§ **GOAL**
Omit the images, then output each of the records below exactly.

§ **Entries with chart source code**
++++

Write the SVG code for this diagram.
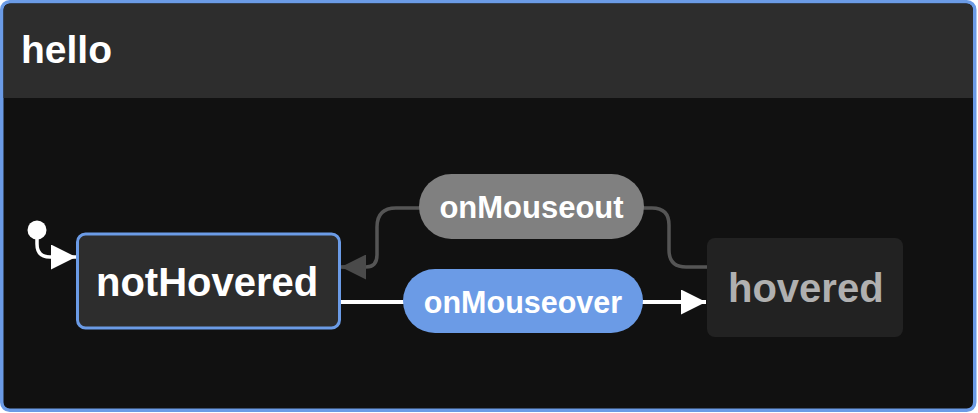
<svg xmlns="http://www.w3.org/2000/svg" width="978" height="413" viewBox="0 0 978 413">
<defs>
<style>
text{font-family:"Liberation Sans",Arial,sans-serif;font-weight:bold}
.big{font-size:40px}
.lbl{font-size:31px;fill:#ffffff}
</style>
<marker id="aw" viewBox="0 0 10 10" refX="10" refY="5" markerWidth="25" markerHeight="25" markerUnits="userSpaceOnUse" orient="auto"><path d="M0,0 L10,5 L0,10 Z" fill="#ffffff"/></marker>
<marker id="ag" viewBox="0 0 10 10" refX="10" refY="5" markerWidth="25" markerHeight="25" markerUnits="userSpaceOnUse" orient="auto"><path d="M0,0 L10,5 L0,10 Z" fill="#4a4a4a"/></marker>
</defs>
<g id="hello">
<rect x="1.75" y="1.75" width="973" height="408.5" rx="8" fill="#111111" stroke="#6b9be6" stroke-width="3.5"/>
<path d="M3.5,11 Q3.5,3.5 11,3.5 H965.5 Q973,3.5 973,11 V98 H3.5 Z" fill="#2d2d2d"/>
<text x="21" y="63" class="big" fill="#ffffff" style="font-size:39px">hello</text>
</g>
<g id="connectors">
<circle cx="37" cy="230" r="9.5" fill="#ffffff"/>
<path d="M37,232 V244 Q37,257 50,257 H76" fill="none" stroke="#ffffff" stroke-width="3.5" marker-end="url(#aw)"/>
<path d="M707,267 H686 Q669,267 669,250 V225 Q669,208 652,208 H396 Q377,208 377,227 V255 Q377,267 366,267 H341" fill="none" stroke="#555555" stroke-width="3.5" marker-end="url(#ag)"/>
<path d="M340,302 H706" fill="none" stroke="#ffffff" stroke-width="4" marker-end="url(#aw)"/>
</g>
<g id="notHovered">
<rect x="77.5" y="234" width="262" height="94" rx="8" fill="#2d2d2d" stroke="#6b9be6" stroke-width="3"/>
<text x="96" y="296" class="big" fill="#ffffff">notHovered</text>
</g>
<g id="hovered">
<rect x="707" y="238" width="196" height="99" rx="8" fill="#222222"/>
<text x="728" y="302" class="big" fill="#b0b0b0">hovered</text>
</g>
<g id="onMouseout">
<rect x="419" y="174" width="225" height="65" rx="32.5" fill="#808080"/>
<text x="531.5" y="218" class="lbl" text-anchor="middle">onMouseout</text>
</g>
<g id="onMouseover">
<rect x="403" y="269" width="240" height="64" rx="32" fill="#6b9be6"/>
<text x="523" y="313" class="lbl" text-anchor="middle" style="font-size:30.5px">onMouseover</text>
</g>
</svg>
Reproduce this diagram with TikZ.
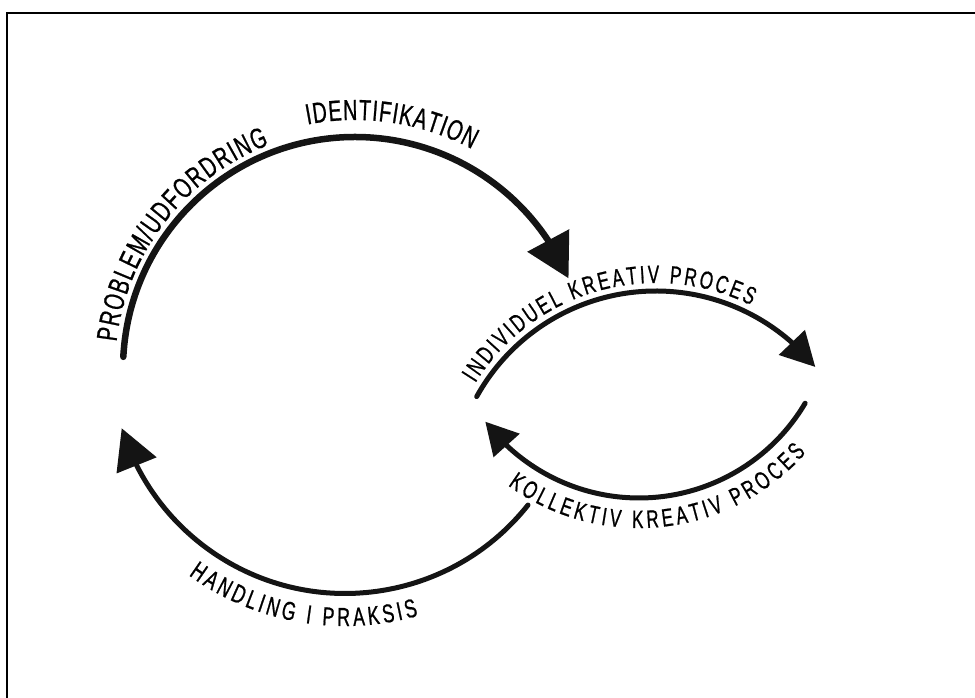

++++

§ **THE ANSWER**
Write the SVG code for this diagram.
<svg xmlns="http://www.w3.org/2000/svg" width="978" height="413" viewBox="0 0 978 413">
<defs>
<style>
text{font-family:"Liberation Sans",Arial,sans-serif;font-weight:bold}
.big{font-size:40px}
.lbl{font-size:31px;fill:#ffffff}
</style>
<marker id="aw" viewBox="0 0 10 10" refX="10" refY="5" markerWidth="25" markerHeight="25" markerUnits="userSpaceOnUse" orient="auto"><path d="M0,0 L10,5 L0,10 Z" fill="#ffffff"/></marker>
<marker id="ag" viewBox="0 0 10 10" refX="10" refY="5" markerWidth="25" markerHeight="25" markerUnits="userSpaceOnUse" orient="auto"><path d="M0,0 L10,5 L0,10 Z" fill="#4a4a4a"/></marker>
</defs>
<g id="hello">
<rect x="1.75" y="1.75" width="973" height="408.5" rx="8" fill="#111111" stroke="#6b9be6" stroke-width="3.5"/>
<path d="M3.5,11 Q3.5,3.5 11,3.5 H965.5 Q973,3.5 973,11 V98 H3.5 Z" fill="#2d2d2d"/>
<text x="21" y="63" class="big" fill="#ffffff" style="font-size:39px">hello</text>
</g>
<g id="connectors">
<circle cx="37" cy="230" r="9.5" fill="#ffffff"/>
<path d="M37,232 V244 Q37,257 50,257 H76" fill="none" stroke="#ffffff" stroke-width="3.5" marker-end="url(#aw)"/>
<path d="M707,267 H686 Q669,267 669,250 V225 Q669,208 652,208 H396 Q377,208 377,227 V255 Q377,267 366,267 H341" fill="none" stroke="#555555" stroke-width="3.5" marker-end="url(#ag)"/>
<path d="M340,302 H706" fill="none" stroke="#ffffff" stroke-width="4" marker-end="url(#aw)"/>
</g>
<g id="notHovered">
<rect x="77.5" y="234" width="262" height="94" rx="8" fill="#2d2d2d" stroke="#6b9be6" stroke-width="3"/>
<text x="96" y="296" class="big" fill="#ffffff">notHovered</text>
</g>
<g id="hovered">
<rect x="707" y="238" width="196" height="99" rx="8" fill="#222222"/>
<text x="728" y="302" class="big" fill="#b0b0b0">hovered</text>
</g>
<g id="onMouseout">
<rect x="419" y="174" width="225" height="65" rx="32.5" fill="#808080"/>
<text x="531.5" y="218" class="lbl" text-anchor="middle">onMouseout</text>
</g>
<g id="onMouseover">
<rect x="403" y="269" width="240" height="64" rx="32" fill="#6b9be6"/>
<text x="523" y="313" class="lbl" text-anchor="middle" style="font-size:30.5px">onMouseover</text>
</g>
</svg>
Reproduce this diagram with TikZ.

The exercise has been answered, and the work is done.